As I walked through Walmart way too early this morning to get dog food, I was reminded of a time in which I made an unintentional and yet amusing faux pas.
You see, this Code-404FP (Faux Pas in Progress) started when my two childhood best friends and I went to Walmart on Sunday the day before Passover. (Yes, this is important to the story)
Our church in Leesburg, Va. was hosting a Rabbi who was coming to talk to us about the Passover from the point of view of a Messianic Jew.
After the service, knowing it would take forever before the church crowd was ready to stop shaking hands and go to lunch, we went to Walmart. After all, Easter had already passed the week or so before, and now the candy would be over half off. The fact that the chosen Chinese Buffet was in the same parking lot was a bonus.
On the shelf was a veritable hollow milk chocolate barnyard. There were cows, bunnies, chicks and, for the purposes of the story, a hollow milk chocolate pig for $1.
We bought 4 pigs and assorted other chocolates and met the after-church lunch rush at the Red Apple buffet. When we arrived, our spoils of war in hand, we offered chocolates to the various people in the lobby. Why not?

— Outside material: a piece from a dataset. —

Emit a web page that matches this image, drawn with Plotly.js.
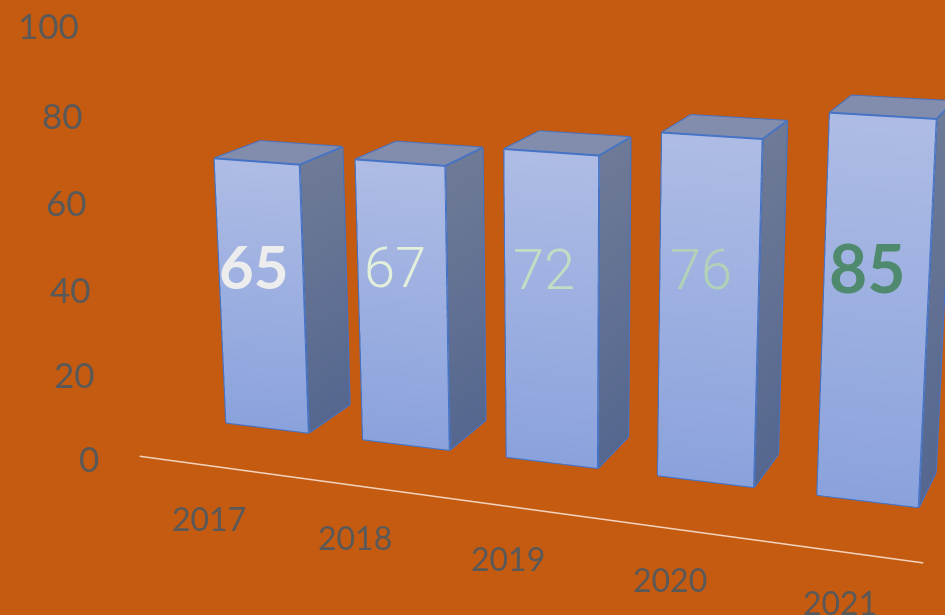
<!DOCTYPE html>
<html>
<head>
<meta charset="utf-8">
<script src="https://cdn.plot.ly/plotly-3.0.1.min.js"></script>
<style>
html,body{margin:0;padding:0;background:#C55A11;overflow:hidden;width:945px;height:615px}
#wrap{position:absolute;left:0;top:0;width:945px;height:615px;overflow:hidden}
#chart{position:absolute;left:4px;top:-554px;width:1127px;height:1715px}
</style>
</head>
<body>
<div id="wrap"><div id="chart"></div></div>
<script>
var categories = ['2017','2018','2019','2020','2021'];
var values = [65,67,72,76,85];
var barHeights = [65.5,67.7,72.5,78.5,85];
var valueLabelColors = ['#EDEDED','#E2EFDA','#C3DCC4','#B2D1B8','#4F8A6E'];
var valueLabelWeights = [700,300,300,300,700];
var valueLabelFonts = ['Lato','Roboto','Roboto','Roboto','Lato'];
var valueLabelSizes = [60,56,56,56,66];
var valueLabelRaise = [11,18,18,22,16];
var yTicks = [0,20,40,60,80,100];
var yTickHeights = [0,20.2,40.4,60.4,80.2,100];

var barHalf = 0.305, yFront = 2.715, yBack = 2.865, yAxisLine = 2.53, depthShear = -0.0066, axisShear = -0.0097;
function depth(y,x){return y+depthShear*x;}
var xs=[],ys=[],zs=[],ii=[],jj=[],kk=[],vc=[];
function quad(p,c){
  var n=xs.length;
  p.forEach(function(q,m){xs.push(q[0]);ys.push(depth(q[1],q[0]));zs.push(q[2]);vc.push(c[m]);});
  ii.push(n,n);jj.push(n+1,n+2);kk.push(n+2,n+3);
}
var edgeX=[],edgeY=[],edgeZ=[];
function edge(a,b){edgeX.push(a[0],b[0],null);edgeY.push(depth(a[1],a[0]),depth(b[1],b[0]),null);edgeZ.push(a[2],b[2],null);}
barHeights.forEach(function(v,n){
  var l=n-barHalf,r=n+barHalf;
  var A=[l,yFront,0],B=[r,yFront,0],C=[r,yFront,v],D=[l,yFront,v];
  var E=[r,yBack,0],F=[r,yBack,v],G=[l,yBack,v];
  quad([A,B,C,D],['#8AA2DC','#8AA2DC','#AEBCE5','#AEBCE5']);
  quad([B,E,F,C],['#55678F','#55678F','#6E7A96','#6E7A96']);
  quad([D,C,F,G],['#828DAD','#828DAD','#828DAD','#828DAD']);
  [[A,B],[B,C],[C,D],[D,A],[B,E],[E,F],[F,C],[F,G],[G,D]].forEach(function(e){edge(e[0],e[1]);});
});
var bars={type:'mesh3d',x:xs,y:ys,z:zs,i:ii,j:jj,k:kk,vertexcolor:vc,flatshading:false,
  lighting:{ambient:1,diffuse:0,specular:0,roughness:1,fresnel:0},hoverinfo:'skip',showscale:false};
var edges={type:'scatter3d',mode:'lines',x:edgeX,y:edgeY,z:edgeZ,line:{color:'#4472C4',width:4},hoverinfo:'skip',showlegend:false};
var axisEnds=[-0.505,categories.length-0.53];
var axisLine={type:'scatter3d',mode:'lines',x:axisEnds,y:axisEnds.map(function(x){return yAxisLine+axisShear*x;}),z:[0,0],line:{color:'#F2D3BE',width:3},hoverinfo:'skip',showlegend:false};

var anns=[];
var fontFamily='Lato, "Open Sans", sans-serif';
yTicks.forEach(function(t,n){
  anns.push({x:-0.705+0.0004*t,y:2.505,z:yTickHeights[n],yshift:1.5,text:String(t),showarrow:false,xanchor:'right',yanchor:'middle',font:{family:fontFamily,size:35,color:'#595959'}});
});
categories.forEach(function(c,n){
  anns.push({x:0.435+0.928*n,y:2.339-0.0032*n,z:0,text:c,showarrow:false,xanchor:'center',yanchor:'middle',font:{family:fontFamily,size:32,color:'#595959'}});
});
values.forEach(function(v,n){
  anns.push({x:n-0.05,y:depth(yFront,n),z:v*0.575,yshift:valueLabelRaise[n],text:String(v),showarrow:false,xanchor:'center',yanchor:'middle',font:{family:valueLabelFonts[n],size:valueLabelSizes[n],color:valueLabelColors[n],weight:valueLabelWeights[n]}});
});

function hidden(range){return {visible:false,range:range,showgrid:false,zeroline:false,showbackground:false,showspikes:false,showticklabels:false,title:{text:''}};}
var layout={width:1127,height:1715,margin:{l:0,r:0,t:0,b:0},paper_bgcolor:'#C55A11',plot_bgcolor:'#C55A11',showlegend:false,
  scene:{domain:{x:[0,1],y:[0,1]},bgcolor:'#C55A11',aspectmode:'manual',aspectratio:{x:1.51515,y:0.8,z:0.646},
    xaxis:hidden([-1.5,5]),yaxis:hidden([2.2,3.0]),zaxis:hidden([-1,101]),
    camera:{eye:{x:0.98968,y:-2.6,z:0.6832},center:{x:0.0666,y:0.1483,z:-0.0878},up:{x:0,y:0,z:1},projection:{type:'perspective'}},
    annotations:anns}};
Plotly.newPlot('chart',[bars,edges,axisLine],layout,{displayModeBar:false});
</script>
</body>
</html>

We were all working, we could afford to split the bounty.
It is what Jesus and Chocolate Old MacDonald would have wanted.

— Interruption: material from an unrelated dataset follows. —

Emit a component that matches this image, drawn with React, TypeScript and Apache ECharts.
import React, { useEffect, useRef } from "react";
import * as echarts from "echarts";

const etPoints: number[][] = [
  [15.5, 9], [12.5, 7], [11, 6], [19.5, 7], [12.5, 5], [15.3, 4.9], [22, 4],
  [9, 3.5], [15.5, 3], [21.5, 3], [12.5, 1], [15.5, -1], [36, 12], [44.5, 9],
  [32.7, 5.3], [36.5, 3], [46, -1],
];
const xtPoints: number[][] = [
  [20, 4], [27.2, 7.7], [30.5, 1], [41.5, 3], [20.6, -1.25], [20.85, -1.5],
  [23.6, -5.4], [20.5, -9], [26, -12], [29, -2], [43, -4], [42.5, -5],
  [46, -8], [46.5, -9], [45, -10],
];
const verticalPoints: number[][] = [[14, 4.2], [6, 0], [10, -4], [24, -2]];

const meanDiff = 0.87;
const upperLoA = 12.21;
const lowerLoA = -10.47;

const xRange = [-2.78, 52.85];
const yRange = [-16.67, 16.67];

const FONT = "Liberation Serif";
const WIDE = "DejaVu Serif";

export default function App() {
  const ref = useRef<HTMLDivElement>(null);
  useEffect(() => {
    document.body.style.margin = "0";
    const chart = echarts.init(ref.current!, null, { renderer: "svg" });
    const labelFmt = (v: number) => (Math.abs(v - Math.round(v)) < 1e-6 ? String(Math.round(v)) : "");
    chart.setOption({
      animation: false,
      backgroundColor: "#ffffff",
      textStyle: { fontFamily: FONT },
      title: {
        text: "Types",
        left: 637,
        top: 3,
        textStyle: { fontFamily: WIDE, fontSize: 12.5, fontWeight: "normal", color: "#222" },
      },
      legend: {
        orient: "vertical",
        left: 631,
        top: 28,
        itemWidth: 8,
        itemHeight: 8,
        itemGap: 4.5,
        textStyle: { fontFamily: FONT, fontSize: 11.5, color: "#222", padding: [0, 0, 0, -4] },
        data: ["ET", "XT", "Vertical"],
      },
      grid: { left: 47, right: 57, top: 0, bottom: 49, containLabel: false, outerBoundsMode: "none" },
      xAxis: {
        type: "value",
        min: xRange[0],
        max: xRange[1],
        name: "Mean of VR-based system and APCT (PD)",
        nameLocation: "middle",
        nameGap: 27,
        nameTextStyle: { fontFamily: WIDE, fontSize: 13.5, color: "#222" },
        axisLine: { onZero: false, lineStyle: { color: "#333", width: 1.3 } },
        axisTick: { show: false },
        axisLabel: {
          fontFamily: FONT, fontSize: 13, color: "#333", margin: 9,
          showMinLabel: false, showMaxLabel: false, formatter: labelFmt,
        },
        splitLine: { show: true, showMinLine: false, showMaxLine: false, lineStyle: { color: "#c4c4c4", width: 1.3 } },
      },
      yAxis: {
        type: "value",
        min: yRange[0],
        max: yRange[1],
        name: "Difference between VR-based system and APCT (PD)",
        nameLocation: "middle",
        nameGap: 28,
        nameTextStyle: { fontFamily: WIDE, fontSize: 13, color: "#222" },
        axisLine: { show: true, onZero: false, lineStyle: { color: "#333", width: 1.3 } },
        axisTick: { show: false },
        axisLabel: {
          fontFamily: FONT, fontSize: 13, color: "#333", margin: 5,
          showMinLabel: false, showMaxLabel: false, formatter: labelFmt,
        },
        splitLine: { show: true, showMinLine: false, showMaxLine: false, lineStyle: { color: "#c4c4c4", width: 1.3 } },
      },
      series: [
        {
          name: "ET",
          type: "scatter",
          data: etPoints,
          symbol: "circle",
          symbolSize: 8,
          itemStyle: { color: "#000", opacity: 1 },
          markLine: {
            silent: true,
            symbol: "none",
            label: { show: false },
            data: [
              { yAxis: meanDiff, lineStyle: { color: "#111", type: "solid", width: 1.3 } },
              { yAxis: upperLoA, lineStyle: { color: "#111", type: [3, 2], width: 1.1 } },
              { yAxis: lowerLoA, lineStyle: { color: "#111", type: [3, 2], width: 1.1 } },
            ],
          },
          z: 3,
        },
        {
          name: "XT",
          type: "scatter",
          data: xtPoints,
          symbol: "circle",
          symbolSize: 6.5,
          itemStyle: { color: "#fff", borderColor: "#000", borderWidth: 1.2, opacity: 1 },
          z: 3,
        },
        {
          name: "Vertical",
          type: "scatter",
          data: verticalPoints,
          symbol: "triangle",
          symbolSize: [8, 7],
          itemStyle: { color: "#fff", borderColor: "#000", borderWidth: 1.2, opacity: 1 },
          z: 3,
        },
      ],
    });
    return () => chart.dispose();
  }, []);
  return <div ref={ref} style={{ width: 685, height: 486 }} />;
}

Immediately as I reached into the bag to pull out my chocolate offering for the Rabbi, my awareness began to reboot — just not fast enough for me to stop myself from handing him a chocolate pig. To a Messianic Jew. On the day before Passover.
I swear the music stopped. Every knife and fork scraping the plates stopped. Even that one crying baby stopped just long enough to judge me.
All the Rabbi could do, after blankly staring at the two dumb teenagers who offered him a chocolate pig, was laugh. And after him seemingly everyone else began to laugh. Maybe even the formerly crying baby and chocolate Old MacDonald … I don’t know.
Every year, since I check the Walmart Easter chocolate section. I have never seen a chocolate pig since. It existed once — just long enough to get me laughed at by a Rabbi.